▶ **The input**
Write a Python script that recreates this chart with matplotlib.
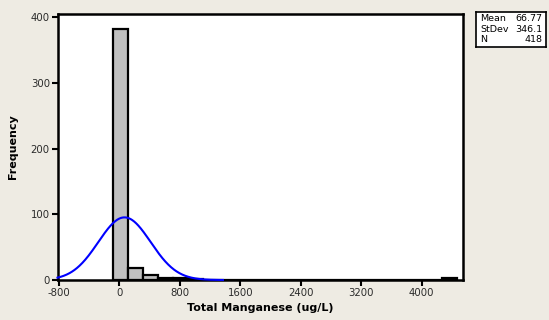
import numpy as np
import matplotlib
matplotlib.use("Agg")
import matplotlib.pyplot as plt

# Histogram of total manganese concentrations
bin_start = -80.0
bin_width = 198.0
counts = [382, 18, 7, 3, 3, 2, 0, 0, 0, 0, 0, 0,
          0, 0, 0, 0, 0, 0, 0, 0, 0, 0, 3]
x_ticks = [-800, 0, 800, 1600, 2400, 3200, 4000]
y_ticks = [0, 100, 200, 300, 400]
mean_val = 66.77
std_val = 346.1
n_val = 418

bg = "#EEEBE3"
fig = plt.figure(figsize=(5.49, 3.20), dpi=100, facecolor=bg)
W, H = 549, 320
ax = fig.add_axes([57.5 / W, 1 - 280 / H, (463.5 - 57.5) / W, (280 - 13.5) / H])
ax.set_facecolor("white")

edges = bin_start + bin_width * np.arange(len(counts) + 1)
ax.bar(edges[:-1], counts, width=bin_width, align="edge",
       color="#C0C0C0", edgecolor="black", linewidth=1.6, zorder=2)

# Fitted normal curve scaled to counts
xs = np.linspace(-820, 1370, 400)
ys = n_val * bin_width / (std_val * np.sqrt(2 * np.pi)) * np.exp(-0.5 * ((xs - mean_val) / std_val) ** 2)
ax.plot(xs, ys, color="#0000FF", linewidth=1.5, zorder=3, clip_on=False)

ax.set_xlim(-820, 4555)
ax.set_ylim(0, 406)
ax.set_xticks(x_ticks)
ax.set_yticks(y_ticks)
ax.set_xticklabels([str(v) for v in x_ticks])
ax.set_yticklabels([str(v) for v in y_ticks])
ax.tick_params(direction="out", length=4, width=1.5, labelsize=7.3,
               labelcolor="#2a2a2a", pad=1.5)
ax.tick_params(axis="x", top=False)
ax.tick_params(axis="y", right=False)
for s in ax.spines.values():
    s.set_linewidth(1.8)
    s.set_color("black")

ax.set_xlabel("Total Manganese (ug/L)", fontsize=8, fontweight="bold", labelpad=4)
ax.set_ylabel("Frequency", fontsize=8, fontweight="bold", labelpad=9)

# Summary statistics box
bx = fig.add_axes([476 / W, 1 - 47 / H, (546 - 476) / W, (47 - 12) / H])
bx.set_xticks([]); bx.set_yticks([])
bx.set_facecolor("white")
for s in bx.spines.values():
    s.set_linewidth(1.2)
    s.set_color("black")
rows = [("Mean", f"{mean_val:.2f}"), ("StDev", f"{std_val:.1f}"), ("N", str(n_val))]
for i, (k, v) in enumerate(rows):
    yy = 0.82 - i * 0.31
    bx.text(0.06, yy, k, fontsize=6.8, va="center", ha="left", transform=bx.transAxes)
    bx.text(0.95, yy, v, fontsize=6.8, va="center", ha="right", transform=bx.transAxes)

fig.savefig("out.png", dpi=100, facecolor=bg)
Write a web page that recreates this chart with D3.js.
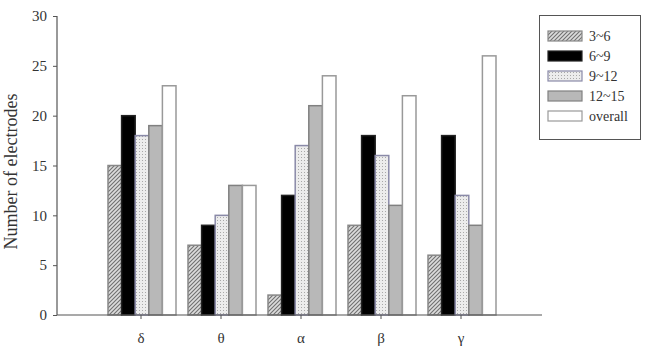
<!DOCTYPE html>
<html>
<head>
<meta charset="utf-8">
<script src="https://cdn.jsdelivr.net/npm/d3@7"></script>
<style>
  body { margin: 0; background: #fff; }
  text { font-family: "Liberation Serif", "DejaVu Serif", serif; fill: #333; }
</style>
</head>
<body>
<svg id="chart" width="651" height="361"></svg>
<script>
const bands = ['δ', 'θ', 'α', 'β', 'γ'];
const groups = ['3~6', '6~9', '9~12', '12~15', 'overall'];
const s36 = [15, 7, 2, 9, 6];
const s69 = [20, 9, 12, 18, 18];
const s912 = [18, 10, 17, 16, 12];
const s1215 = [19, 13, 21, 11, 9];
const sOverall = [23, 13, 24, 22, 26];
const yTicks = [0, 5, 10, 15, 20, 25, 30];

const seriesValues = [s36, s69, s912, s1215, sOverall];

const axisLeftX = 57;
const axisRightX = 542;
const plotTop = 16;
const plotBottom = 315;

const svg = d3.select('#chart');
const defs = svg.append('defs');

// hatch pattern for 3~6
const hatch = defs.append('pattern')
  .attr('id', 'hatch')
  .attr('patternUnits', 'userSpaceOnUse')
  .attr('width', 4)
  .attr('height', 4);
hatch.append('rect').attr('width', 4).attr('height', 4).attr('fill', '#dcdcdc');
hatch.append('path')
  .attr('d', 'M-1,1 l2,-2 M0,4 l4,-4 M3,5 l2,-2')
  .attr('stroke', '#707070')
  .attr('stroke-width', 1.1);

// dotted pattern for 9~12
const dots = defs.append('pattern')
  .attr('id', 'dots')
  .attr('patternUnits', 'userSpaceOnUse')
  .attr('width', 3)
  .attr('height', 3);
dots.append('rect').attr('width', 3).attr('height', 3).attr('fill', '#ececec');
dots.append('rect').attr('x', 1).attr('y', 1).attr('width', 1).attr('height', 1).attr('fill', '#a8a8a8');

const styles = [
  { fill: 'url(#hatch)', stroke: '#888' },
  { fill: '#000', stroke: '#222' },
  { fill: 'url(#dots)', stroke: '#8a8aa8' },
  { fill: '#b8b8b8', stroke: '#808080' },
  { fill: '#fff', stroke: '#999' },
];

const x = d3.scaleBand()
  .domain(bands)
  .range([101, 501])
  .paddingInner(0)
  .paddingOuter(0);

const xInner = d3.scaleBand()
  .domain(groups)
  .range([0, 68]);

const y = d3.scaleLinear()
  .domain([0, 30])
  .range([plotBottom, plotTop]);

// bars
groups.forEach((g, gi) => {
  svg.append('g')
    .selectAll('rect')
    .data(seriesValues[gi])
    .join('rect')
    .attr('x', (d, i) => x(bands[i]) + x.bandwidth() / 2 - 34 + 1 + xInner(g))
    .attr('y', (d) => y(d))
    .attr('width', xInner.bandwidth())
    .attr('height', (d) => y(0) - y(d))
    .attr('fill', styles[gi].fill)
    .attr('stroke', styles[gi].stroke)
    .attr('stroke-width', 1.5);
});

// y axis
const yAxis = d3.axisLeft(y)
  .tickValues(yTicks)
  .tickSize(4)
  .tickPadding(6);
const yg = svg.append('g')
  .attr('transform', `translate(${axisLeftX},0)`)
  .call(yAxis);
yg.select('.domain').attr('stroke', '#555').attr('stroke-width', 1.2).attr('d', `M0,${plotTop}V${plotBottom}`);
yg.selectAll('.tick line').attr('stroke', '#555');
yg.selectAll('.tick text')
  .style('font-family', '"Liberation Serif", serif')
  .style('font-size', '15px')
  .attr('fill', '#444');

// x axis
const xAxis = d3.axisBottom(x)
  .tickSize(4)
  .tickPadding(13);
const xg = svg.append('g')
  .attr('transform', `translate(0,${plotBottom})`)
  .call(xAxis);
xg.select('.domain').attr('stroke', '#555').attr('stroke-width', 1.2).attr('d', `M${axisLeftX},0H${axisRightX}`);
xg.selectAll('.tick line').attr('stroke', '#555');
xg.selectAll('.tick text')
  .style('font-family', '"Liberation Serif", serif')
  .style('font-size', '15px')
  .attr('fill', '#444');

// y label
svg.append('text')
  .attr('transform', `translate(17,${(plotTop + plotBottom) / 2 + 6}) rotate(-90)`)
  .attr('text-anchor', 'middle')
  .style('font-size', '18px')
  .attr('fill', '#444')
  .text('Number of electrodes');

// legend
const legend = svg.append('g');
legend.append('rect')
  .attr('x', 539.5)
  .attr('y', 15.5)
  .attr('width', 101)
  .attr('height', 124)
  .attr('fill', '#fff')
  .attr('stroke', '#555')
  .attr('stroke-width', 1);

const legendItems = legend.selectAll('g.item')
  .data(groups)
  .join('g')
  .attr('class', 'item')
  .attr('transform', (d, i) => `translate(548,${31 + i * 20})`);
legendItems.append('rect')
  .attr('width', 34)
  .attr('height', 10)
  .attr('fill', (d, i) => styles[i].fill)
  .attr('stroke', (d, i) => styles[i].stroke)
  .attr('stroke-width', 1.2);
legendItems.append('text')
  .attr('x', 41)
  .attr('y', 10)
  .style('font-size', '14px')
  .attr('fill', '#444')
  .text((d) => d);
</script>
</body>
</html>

--

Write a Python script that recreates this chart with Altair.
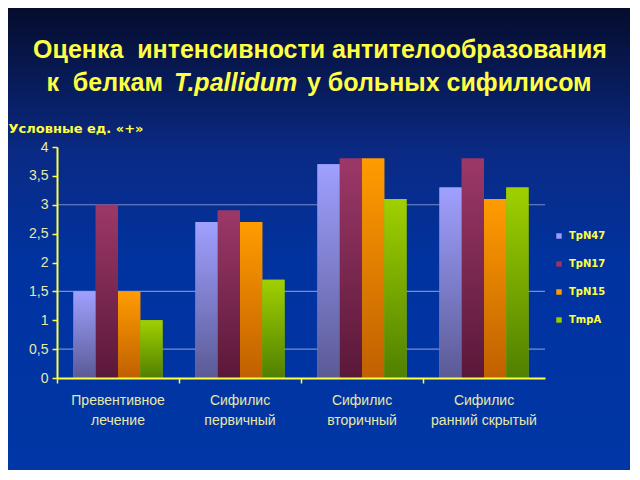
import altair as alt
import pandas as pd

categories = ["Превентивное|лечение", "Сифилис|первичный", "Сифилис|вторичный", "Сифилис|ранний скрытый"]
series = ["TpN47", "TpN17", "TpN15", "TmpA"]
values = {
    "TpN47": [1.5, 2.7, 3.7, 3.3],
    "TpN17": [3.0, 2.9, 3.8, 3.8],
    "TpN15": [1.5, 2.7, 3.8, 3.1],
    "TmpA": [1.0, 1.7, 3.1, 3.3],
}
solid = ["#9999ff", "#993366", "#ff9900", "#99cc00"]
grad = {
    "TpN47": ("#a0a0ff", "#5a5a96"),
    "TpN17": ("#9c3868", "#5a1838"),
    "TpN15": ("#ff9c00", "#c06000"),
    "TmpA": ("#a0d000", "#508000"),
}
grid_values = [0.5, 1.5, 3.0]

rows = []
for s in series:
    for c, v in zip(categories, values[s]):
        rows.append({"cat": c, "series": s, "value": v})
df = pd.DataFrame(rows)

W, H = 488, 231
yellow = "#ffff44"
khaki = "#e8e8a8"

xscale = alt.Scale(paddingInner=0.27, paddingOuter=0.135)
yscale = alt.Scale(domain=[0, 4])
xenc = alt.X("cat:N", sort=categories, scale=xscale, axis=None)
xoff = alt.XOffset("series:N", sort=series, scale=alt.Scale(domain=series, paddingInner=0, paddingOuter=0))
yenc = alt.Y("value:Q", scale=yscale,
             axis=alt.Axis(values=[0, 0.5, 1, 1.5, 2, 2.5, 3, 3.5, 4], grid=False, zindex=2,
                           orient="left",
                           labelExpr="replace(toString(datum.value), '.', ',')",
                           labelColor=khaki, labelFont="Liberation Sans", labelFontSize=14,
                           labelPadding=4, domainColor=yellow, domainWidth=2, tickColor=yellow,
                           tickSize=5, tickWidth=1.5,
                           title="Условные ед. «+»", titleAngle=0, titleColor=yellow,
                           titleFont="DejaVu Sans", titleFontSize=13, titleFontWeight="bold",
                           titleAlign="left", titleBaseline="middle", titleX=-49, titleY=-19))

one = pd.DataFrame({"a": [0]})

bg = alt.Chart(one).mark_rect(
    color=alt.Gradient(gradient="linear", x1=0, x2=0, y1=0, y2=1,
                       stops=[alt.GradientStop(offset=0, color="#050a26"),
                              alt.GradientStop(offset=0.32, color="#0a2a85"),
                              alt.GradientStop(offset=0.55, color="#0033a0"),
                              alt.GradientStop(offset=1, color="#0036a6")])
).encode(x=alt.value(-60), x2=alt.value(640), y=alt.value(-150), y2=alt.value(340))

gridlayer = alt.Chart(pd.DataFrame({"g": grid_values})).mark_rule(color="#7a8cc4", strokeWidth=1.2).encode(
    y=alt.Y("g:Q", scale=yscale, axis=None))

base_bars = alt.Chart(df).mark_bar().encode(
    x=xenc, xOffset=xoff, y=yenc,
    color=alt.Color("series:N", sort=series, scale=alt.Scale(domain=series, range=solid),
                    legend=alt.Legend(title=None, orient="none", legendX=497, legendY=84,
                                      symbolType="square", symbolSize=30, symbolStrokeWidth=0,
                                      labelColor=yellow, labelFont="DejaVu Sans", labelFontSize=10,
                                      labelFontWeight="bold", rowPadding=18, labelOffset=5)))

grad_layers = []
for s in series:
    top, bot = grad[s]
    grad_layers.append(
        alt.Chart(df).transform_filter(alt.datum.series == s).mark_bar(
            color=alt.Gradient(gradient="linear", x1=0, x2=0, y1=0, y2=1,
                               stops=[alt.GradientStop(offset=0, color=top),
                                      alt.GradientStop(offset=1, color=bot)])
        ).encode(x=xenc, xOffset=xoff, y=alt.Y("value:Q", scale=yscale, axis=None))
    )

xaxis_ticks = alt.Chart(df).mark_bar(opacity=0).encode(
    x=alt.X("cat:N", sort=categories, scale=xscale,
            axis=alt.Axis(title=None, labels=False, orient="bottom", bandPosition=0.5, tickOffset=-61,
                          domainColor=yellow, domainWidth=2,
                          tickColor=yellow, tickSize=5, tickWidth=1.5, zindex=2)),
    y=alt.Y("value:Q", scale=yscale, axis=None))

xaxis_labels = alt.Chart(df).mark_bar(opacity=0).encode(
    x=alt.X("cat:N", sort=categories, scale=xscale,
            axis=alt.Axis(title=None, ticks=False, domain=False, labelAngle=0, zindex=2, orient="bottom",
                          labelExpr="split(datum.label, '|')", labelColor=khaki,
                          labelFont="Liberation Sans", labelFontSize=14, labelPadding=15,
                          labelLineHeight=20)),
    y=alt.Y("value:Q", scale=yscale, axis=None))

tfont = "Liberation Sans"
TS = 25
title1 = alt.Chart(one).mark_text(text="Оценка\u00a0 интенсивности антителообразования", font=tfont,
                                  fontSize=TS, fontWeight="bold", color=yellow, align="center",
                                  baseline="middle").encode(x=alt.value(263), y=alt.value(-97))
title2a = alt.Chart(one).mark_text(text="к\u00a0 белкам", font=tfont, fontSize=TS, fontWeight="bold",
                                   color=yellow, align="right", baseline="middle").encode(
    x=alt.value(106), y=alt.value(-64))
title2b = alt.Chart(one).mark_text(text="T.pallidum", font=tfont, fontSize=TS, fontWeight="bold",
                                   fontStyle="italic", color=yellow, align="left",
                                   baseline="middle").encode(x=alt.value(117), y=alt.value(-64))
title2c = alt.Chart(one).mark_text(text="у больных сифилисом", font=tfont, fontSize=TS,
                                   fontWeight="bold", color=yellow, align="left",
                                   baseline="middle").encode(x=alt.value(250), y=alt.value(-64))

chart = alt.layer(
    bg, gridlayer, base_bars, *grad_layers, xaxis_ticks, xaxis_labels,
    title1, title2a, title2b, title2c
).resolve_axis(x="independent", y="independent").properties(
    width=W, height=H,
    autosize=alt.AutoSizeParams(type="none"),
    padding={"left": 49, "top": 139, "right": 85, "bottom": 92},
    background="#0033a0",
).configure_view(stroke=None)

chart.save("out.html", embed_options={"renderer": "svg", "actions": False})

▶ **What you should do**
In the listing above, find the line containing "Write a Python script that recreates this chart with matplotlib." and the line containing "import matplotlib.pyplot as plt", then write out both of them and every line between, exactly, with no pictures.

▶ **Written answer**
Write a Python script that recreates this chart with matplotlib.
import numpy as np
import matplotlib
matplotlib.use("Agg")
import matplotlib.pyplot as plt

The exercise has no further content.